(INSTRUCTION): Output the material exactly, but drop every image it holds.
* BEGIN DATASET EXCERPT *
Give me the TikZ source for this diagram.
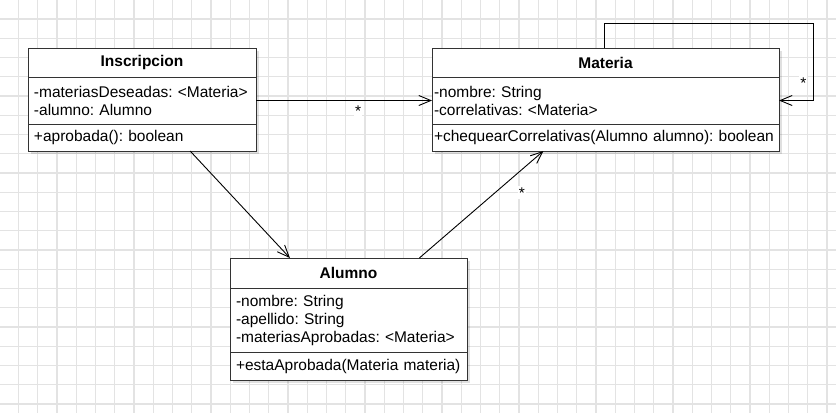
\documentclass[tikz,border=0pt]{standalone}
\usepackage{fontspec}
\setmainfont{Liberation Sans}
\usetikzlibrary{positioning,calc,arrows.meta,shadows}
\frenchspacing
\hyphenpenalty=10000
\tikzset{
    gridline/.style={black!11, line width=1.2pt},
    classbox/.style={draw=black!80, line width=1pt, fill=white, outer sep=0pt,
        inner xsep=6pt, inner ysep=0pt, font=\fontsize{15.5}{18}\selectfont,
        drop shadow={shadow xshift=3pt, shadow yshift=-3pt, opacity=0.12, fill=black}},
    ctitle/.style={classbox, text width=#1, align=center, font=\fontsize{15.5}{18}\selectfont\bfseries},
    cbody/.style={classbox, text width=#1, align=left},
    assoc/.style={line width=0.9pt, -{Straight Barb[length=12pt,width=10pt]}},
    mult/.style={fill=white, inner sep=1pt, font=\fontsize{15.5}{18}\selectfont},
}
\begin{document}
\begin{tikzpicture}[x=1pt,y=-1pt]
        \useasboundingbox (0,0) rectangle (836,413);
        %% Grid
        \foreach \i in {0,...,43} {
            \draw[gridline] ({18.5+19.25*\i},0) -- ({18.5+19.25*\i},413);
        }
        \foreach \j in {0,...,21} {
            \draw[gridline] (0,{19+19.25*\j}) -- (836,{19+19.25*\j});
        }
        %% Class Inscripcion
        \node[ctitle=216pt, minimum height=29pt, anchor=north west] (inscTitle) at (28,48) {Inscripcion};
        \node[cbody=216pt, minimum height=47pt, below=0pt of inscTitle] (inscAttr) {-materiasDeseadas: <Materia>\\-alumno: Alumno};
        \node[cbody=216pt, minimum height=27pt, below=0pt of inscAttr] (inscOps) {+aprobada(): boolean};
        %% Class Materia
        \node[ctitle=335pt, minimum height=29pt, anchor=north west] (matTitle) at (432,48) {Materia};
        \node[cbody=343pt, inner xsep=2pt, minimum height=47pt, below=0pt of matTitle] (matAttr) {-nombre: String\\-correlativas: <Materia>};
        \node[cbody=343pt, inner xsep=2pt, minimum height=27pt, below=0pt of matAttr] (matOps) {+chequearCorrelativas(Alumno alumno): boolean};
        %% Class Alumno
        \node[ctitle=225pt, minimum height=30pt, anchor=north west] (aluTitle) at (230,258) {Alumno};
        \node[cbody=225pt, minimum height=64pt, below=0pt of aluTitle] (aluAttr) {-nombre: String\\-apellido: String\\-materiasAprobadas: <Materia>};
        \node[cbody=225pt, minimum height=28pt, below=0pt of aluAttr] (aluOps) {+estaAprobada(Materia materia)};
        %% Associations
        \draw[assoc] (inscAttr.east) -- node[mult, pos=0.58, yshift=-11pt] (multMat) {*} (matAttr.west);
        \draw[assoc] ($(inscOps.south west)!0.711!(inscOps.south east)$) -- ($(aluTitle.north west)!0.253!(aluTitle.north east)$);
        \draw[assoc] ($(aluTitle.north west)!0.799!(aluTitle.north east)$) -- node[mult, pos=0.6, xshift=28pt, yshift=1pt] (multCorr) {*} ($(matOps.south west)!0.321!(matOps.south east)$);
        %% Self association of Materia
        \draw[assoc] ($(matTitle.north west)!0.497!(matTitle.north east)$) -- ++(0,-25) -| ($(matAttr.east)+(34,0)$) -- (matAttr.east);
        \node[mult] (multSelf) at ($(matAttr.east)+(24.3,-17.8)$) {*};
    \end{tikzpicture}
\end{document}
* END DATASET EXCERPT *
(SOLVED EXERCISE):
Give me the TikZ source for this diagram.
\documentclass[tikz,border=0pt]{standalone}
\usepackage{fontspec}
\setmainfont{Liberation Sans}
\usetikzlibrary{positioning,calc,arrows.meta,shadows}
\frenchspacing
\hyphenpenalty=10000
\tikzset{
    gridline/.style={black!11, line width=1.2pt},
    classbox/.style={draw=black!80, line width=1pt, fill=white, outer sep=0pt,
        inner xsep=6pt, inner ysep=0pt, font=\fontsize{15.5}{18}\selectfont,
        drop shadow={shadow xshift=3pt, shadow yshift=-3pt, opacity=0.12, fill=black}},
    ctitle/.style={classbox, text width=#1, align=center, font=\fontsize{15.5}{18}\selectfont\bfseries},
    cbody/.style={classbox, text width=#1, align=left},
    assoc/.style={line width=0.9pt, -{Straight Barb[length=12pt,width=10pt]}},
    mult/.style={fill=white, inner sep=1pt, font=\fontsize{15.5}{18}\selectfont},
}
\begin{document}
\begin{tikzpicture}[x=1pt,y=-1pt]
        \useasboundingbox (0,0) rectangle (836,413);
        %% Grid
        \foreach \i in {0,...,43} {
            \draw[gridline] ({18.5+19.25*\i},0) -- ({18.5+19.25*\i},413);
        }
        \foreach \j in {0,...,21} {
            \draw[gridline] (0,{19+19.25*\j}) -- (836,{19+19.25*\j});
        }
        %% Class Inscripcion
        \node[ctitle=216pt, minimum height=29pt, anchor=north west] (inscTitle) at (28,48) {Inscripcion};
        \node[cbody=216pt, minimum height=47pt, below=0pt of inscTitle] (inscAttr) {-materiasDeseadas: <Materia>\\-alumno: Alumno};
        \node[cbody=216pt, minimum height=27pt, below=0pt of inscAttr] (inscOps) {+aprobada(): boolean};
        %% Class Materia
        \node[ctitle=335pt, minimum height=29pt, anchor=north west] (matTitle) at (432,48) {Materia};
        \node[cbody=343pt, inner xsep=2pt, minimum height=47pt, below=0pt of matTitle] (matAttr) {-nombre: String\\-correlativas: <Materia>};
        \node[cbody=343pt, inner xsep=2pt, minimum height=27pt, below=0pt of matAttr] (matOps) {+chequearCorrelativas(Alumno alumno): boolean};
        %% Class Alumno
        \node[ctitle=225pt, minimum height=30pt, anchor=north west] (aluTitle) at (230,258) {Alumno};
        \node[cbody=225pt, minimum height=64pt, below=0pt of aluTitle] (aluAttr) {-nombre: String\\-apellido: String\\-materiasAprobadas: <Materia>};
        \node[cbody=225pt, minimum height=28pt, below=0pt of aluAttr] (aluOps) {+estaAprobada(Materia materia)};
        %% Associations
        \draw[assoc] (inscAttr.east) -- node[mult, pos=0.58, yshift=-11pt] (multMat) {*} (matAttr.west);
        \draw[assoc] ($(inscOps.south west)!0.711!(inscOps.south east)$) -- ($(aluTitle.north west)!0.253!(aluTitle.north east)$);
        \draw[assoc] ($(aluTitle.north west)!0.799!(aluTitle.north east)$) -- node[mult, pos=0.6, xshift=28pt, yshift=1pt] (multCorr) {*} ($(matOps.south west)!0.321!(matOps.south east)$);
        %% Self association of Materia
        \draw[assoc] ($(matTitle.north west)!0.497!(matTitle.north east)$) -- ++(0,-25) -| ($(matAttr.east)+(34,0)$) -- (matAttr.east);
        \node[mult] (multSelf) at ($(matAttr.east)+(24.3,-17.8)$) {*};
    \end{tikzpicture}
\end{document}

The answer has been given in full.